Private Veräußerungsgeschäfte
Nießbrauchrechte zählen grundsätzlich zu den sogenannten „anderen Wirtschaftsgütern“, die selbstständig veräußerbar, einlage- und entnahmefähig sind. Ein einkommensteuerliches privates Veräußerungsgeschäft liegt bei solchen anderen Wirtschaftsgütern dann vor, wenn zwischen Bestellung (Anschaffung) und Veräußerung oder Verzicht bzw. Ablösung nicht mehr als ein Jahr liegt (§ 23 Abs. 1 Satz 1 Nr. 1 Einkommensteuergesetz/EStG).
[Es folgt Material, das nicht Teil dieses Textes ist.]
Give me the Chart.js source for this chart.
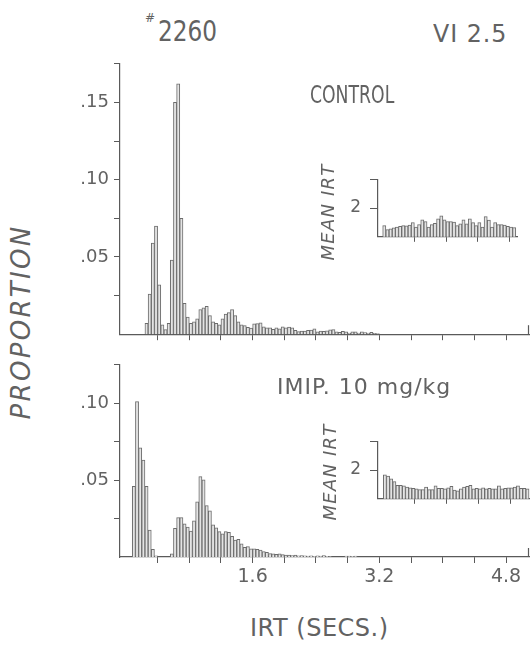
<!DOCTYPE html>
<html lang="en">
<head>
  <meta charset="UTF-8" />
  <title>IRT distribution - #2260 VI 2.5</title>
  <script src="https://cdn.jsdelivr.net/npm/chart.js"></script>
  <style>
    html, body { margin: 0; padding: 0; background: #fff; }
    #fig {
      position: relative; width: 530px; height: 651px; overflow: hidden;
      font-family: 'DejaVu Sans', sans-serif; color: #626262;
    }
    #fig canvas { position: absolute; }
    .lbl { position: absolute; white-space: nowrap; line-height: 1; transform-origin: 0 0; }
    .rot {
      position: absolute; white-space: nowrap; line-height: 1; font-style: italic;
      transform: translate(-50%, -50%) rotate(-90deg);
    }
  </style>
</head>
<body>
  <div id="fig">
    <canvas id="controlChart" width="490" height="302" style="left:40px;top:48px"></canvas>
    <canvas id="controlInset" width="188" height="96" style="left:330px;top:160px"></canvas>
    <canvas id="imipChart" width="490" height="251" style="left:40px;top:349px"></canvas>
    <canvas id="imipInset" width="200" height="96" style="left:330px;top:422px"></canvas>

    <div class="lbl" style="left:145px;top:12px;font-size:12px">#</div>
    <div class="lbl" style="left:158px;top:17px;font-size:29px;transform:scaleX(0.8)">2260</div>
    <div class="lbl" style="left:433px;top:21px;font-size:25px;letter-spacing:1px;transform:scaleX(0.95)">VI 2.5</div>
    <div class="lbl" style="left:310px;top:82px;font-size:25px;transform:scaleX(0.69)">CONTROL</div>
    <div class="lbl" style="left:277px;top:376px;font-size:22px;letter-spacing:1px">IMIP. 10 mg/kg</div>
    <div class="rot" style="left:21px;top:322px;font-size:26px;letter-spacing:2.3px">PROPORTION</div>
    <div class="rot" style="left:328px;top:212px;font-size:18px;letter-spacing:1.2px">MEAN IRT</div>
    <div class="rot" style="left:330px;top:472px;font-size:18px;letter-spacing:1.2px">MEAN IRT</div>
    <div class="lbl" style="left:250px;top:616px;font-size:24px;letter-spacing:0.5px">IRT (SECS.)</div>
  </div>

  <script>
    // bin width of the IRT histograms (seconds)
    const BIN = 0.04;

    // control session: proportion per bin, first bin centred at controlStart
    const controlStart = 0.26;
    const controlProp = [
      0.007, 0.026, 0.059, 0.070, 0.032, 0.006, 0.003, 0.007, 0.048, 0.150,
      0.162, 0.075, 0.020, 0.011, 0.007, 0.008, 0.010, 0.016, 0.017, 0.018,
      0.012, 0.008, 0.007, 0.006, 0.010, 0.013, 0.014, 0.016, 0.012, 0.008,
      0.006, 0.0055, 0.0045, 0.004, 0.0067, 0.0069, 0.0073, 0.0048, 0.0042, 0.0042,
      0.0031, 0.0042, 0.0035, 0.0048, 0.0042, 0.0046, 0.0042, 0.0025, 0.0017, 0.0021,
      0.0021, 0.0025, 0.0027, 0.0035, 0.0015, 0.002, 0.0018, 0.0022, 0.0028, 0.003,
      0.0015, 0.0012, 0.0018, 0.0015, 0.0008, 0.0015, 0.0015, 0.0008, 0.0015, 0.001,
      0.0008, 0.0012, 0.0006, 0.0004
    ];

    // imipramine 10 mg/kg session
    const imipStart = 0.10;
    const imipProp = [
      0.046, 0.101, 0.071, 0.063, 0.046, 0.0175, 0.005, 0.0008, 0, 0,
      0, 0, 0.002, 0.0186, 0.0257, 0.0257, 0.0215, 0.0194, 0.0169, 0.0236,
      0.0359, 0.0523, 0.0502, 0.0335, 0.030, 0.021, 0.019, 0.0165, 0.015, 0.0165,
      0.016, 0.0135, 0.011, 0.0115, 0.0085, 0.0063, 0.0068, 0.0053, 0.0053, 0.005,
      0.0045, 0.0035, 0.003, 0.0022, 0.002, 0.0018, 0.002, 0.0015, 0.0012, 0.0012,
      0.001, 0.0012, 0.0008, 0.001, 0.0008, 0.0006, 0.0008, 0.0005, 0.0008, 0.0006,
      0.001, 0.0004, 0.0003, 0, 0, 0, 0, 0.0006, 0.0006, 0.0004,
      0.0006
    ];

    // insets: mean IRT (s) per successive block
    const controlMeanIrt = [
      1.39, 1.25, 1.28, 1.31, 1.34, 1.36, 1.39, 1.38, 1.41, 1.49,
      1.34, 1.42, 1.59, 1.53, 1.34, 1.42, 1.47, 1.62, 1.73, 1.59,
      1.53, 1.53, 1.51, 1.39, 1.45, 1.59, 1.45, 1.62, 1.49, 1.39,
      1.49, 1.34, 1.70, 1.58, 1.34, 1.49, 1.42, 1.42, 1.41, 1.36,
      1.34, 1.32
    ];
    const imipMeanIrt = [
      1.83, 1.79, 1.69, 1.60, 1.47, 1.47, 1.45, 1.41, 1.38, 1.36,
      1.35, 1.32, 1.32, 1.41, 1.32, 1.32, 1.45, 1.36, 1.36, 1.35,
      1.38, 1.43, 1.30, 1.28, 1.35, 1.41, 1.43, 1.47, 1.35, 1.36,
      1.35, 1.38, 1.35, 1.36, 1.35, 1.35, 1.45, 1.35, 1.36, 1.38,
      1.38, 1.41, 1.45, 1.36, 1.36, 1.35
    ];

    // axes
    const xTickValues = [0.4, 0.8, 1.2, 1.6, 2.0, 2.4, 2.8, 3.2, 3.6, 4.0, 4.4, 4.8];
    const xLabelled = ['1.6', '3.2', '4.8'];
    const controlYTicks = [0.025, 0.05, 0.075, 0.1, 0.125, 0.15, 0.175];
    const imipYTicks = [0.025, 0.05, 0.075, 0.1, 0.125];
    const yLabelled = ['.05', '.10', '.15'];
    const insetXTicks = [9.5, 19.5, 29.5, 39.5];
    const insetYTicks = [2, 3];
    const insetYLabelled = ['2'];

    const AXIS = '#5a5a5a';
    const BAR_FILL = '#e4e4e4';
    const BAR_LINE = '#6c6c6c';

    Chart.defaults.font.family = "'DejaVu Sans', sans-serif";
    Chart.defaults.color = '#626262';

    // little upright stroke closing the right end of the IRT axis
    const axisEnd = {
      id: 'axisEnd',
      afterDraw(chart) {
        const { ctx, chartArea } = chart;
        ctx.save();
        ctx.strokeStyle = AXIS;
        ctx.lineWidth = 1.2;
        ctx.beginPath();
        ctx.moveTo(chartArea.right - 0.5, chartArea.bottom);
        ctx.lineTo(chartArea.right - 0.5, chartArea.bottom - 9);
        ctx.stroke();
        ctx.restore();
      }
    };

    function fixedTicks(values) {
      return scale => { scale.ticks = values.map(v => ({ value: v })); };
    }

    function barSet(points) {
      return {
        data: points,
        backgroundColor: BAR_FILL,
        borderColor: BAR_LINE,
        borderWidth: 1,
        borderSkipped: 'bottom',
        barPercentage: 1,
        categoryPercentage: 1
      };
    }

    function drawHistogram(id, start, values, yMax, yTicks, showXLabels, xAxisH) {
      const points = values.map((v, i) => ({ x: +(start + i * BIN).toFixed(2), y: v }));
      new Chart(document.getElementById(id), {
        type: 'bar',
        data: { datasets: [barSet(points)] },
        plugins: [axisEnd],
        options: {
          responsive: false,
          animation: false,
          events: [],
          layout: { padding: { top: 10, right: 1, left: 0, bottom: 0 } },
          plugins: { legend: { display: false }, tooltip: { enabled: false } },
          scales: {
            x: {
              type: 'linear', min: -0.075, max: 5.09, offset: false,
              afterBuildTicks: fixedTicks(xTickValues),
              afterFit: s => { s.height = xAxisH; },
              grid: { drawOnChartArea: false, tickLength: 6, color: AXIS, offset: false },
              border: { color: AXIS, width: 1.2 },
              ticks: {
                autoSkip: false, maxRotation: 0, padding: 3, font: { size: 19 },
                callback: v => (showXLabels && xLabelled.includes(v.toFixed(1))) ? v.toFixed(1) : ''
              }
            },
            y: {
              min: 0, max: yMax,
              afterBuildTicks: fixedTicks(yTicks),
              afterFit: s => { s.width = 80; },
              grid: { drawOnChartArea: false, tickLength: 6, color: AXIS },
              border: { color: AXIS, width: 1.2 },
              ticks: {
                autoSkip: false, padding: 5, font: { size: 18 },
                callback: v => {
                  const t = v.toFixed(2).replace(/^0/, '');
                  return yLabelled.includes(t) ? t : '';
                }
              }
            }
          }
        }
      });
    }

    function drawInset(id, values, xMin, xMax) {
      const points = values.map((v, i) => ({ x: i, y: v }));
      new Chart(document.getElementById(id), {
        type: 'bar',
        data: { datasets: [barSet(points)] },
        options: {
          responsive: false,
          animation: false,
          events: [],
          layout: { padding: { top: 10, right: 0, left: 0, bottom: 0 } },
          plugins: { legend: { display: false }, tooltip: { enabled: false } },
          scales: {
            x: {
              type: 'linear', min: xMin, max: xMax, offset: false,
              afterBuildTicks: fixedTicks(insetXTicks),
              afterFit: s => { s.height = 7; },
              grid: { drawOnChartArea: false, tickLength: 5, color: AXIS, offset: false },
              border: { color: AXIS, width: 1.2 },
              ticks: { autoSkip: false, padding: 0, callback: () => '' }
            },
            y: {
              min: 1, max: 3,
              afterBuildTicks: fixedTicks(insetYTicks),
              afterFit: s => { s.width = 48; },
              grid: { drawOnChartArea: false, tickLength: 8, color: AXIS },
              border: { color: AXIS, width: 1.2 },
              ticks: {
                autoSkip: false, padding: 9, font: { size: 17 },
                callback: v => insetYLabelled.includes(String(v)) ? String(v) : ''
              }
            }
          }
        }
      });
    }

    drawHistogram('controlChart', controlStart, controlProp, 0.175, controlYTicks, false, 12);
    drawHistogram('imipChart', imipStart, imipProp, 0.125, imipYTicks, true, 43);
    drawInset('controlInset', controlMeanIrt, -1.98, 42.2);
    drawInset('imipInset', imipMeanIrt, -2.17, 45.8);
  </script>
</body>
</html>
Wird das Nießbrauchrecht zu Einnahmezwecken genutzt, kann sich die Spekulationsfrist auf zehn Jahre verlängern (§ 23 Abs 1 Nr. 2 Satz 4 EStG).
Der Fall
Das Finanzgericht/FG Münster musste über einen Fall entscheiden, in dem eine Berechtigte gegen Entgelt auf ihr Nießbrauchrecht verzichtete. Das Finanzamt wertete die Entnahme des Nießbrauchrechts aus dem Sonderbetriebsvermögen als Anschaffung (Anschaffungsfiktion des § 23 Abs. 1 Satz 2 EStG) und den Verzicht als Veräußerung. Das FG erkannte in dem Entscheidungsfall kein steuerpflichtiges privates Veräußerungsgeschäft und gab der Klage statt (Urteil vom. 12.12.2023, 6 K 2489/22 E). Der entgeltliche Verzicht auf ein Nießbrauchrecht stellt keine Veräußerung, sondern einen veräußerungsähnlichen Vorgang dar. Veräußerungsähnliche Vorgänge im privaten Bereich liegen vor bei entgeltlichen Geschäften, die auf die Aufgabe eines Vermögenswerts in seiner Substanz gerichtet sind. Bei der Aufgabe eines Nießbrauchrechts fehlt es am erforderlichen Rechtsträgerwechsel.
Anhängiges BFH-Verfahren
Das FG hat die Revision zugelassen. Das Aktenzeichen beim Bundesfinanzhof (BFH) lautet IX R 4/24.
Fazit
Vor der zu erwartenden BFH-Entscheidung sollten entgeltliche Nießbrauchverzichte bzw. ähnliche Gestaltungen wie im Urteilsfall hinausgeschoben werden. Sofern ein Nießbrauchrecht bereits entgeltlich abgelöst wurde, sollte gegen einen Steuerbescheid Einspruch und Ruhen des Verfahrens bis zur Entscheidung des BFH beantragt werden. Dies am besten in Verbindung mit einem Antrag auf Aussetzung der Vollziehung.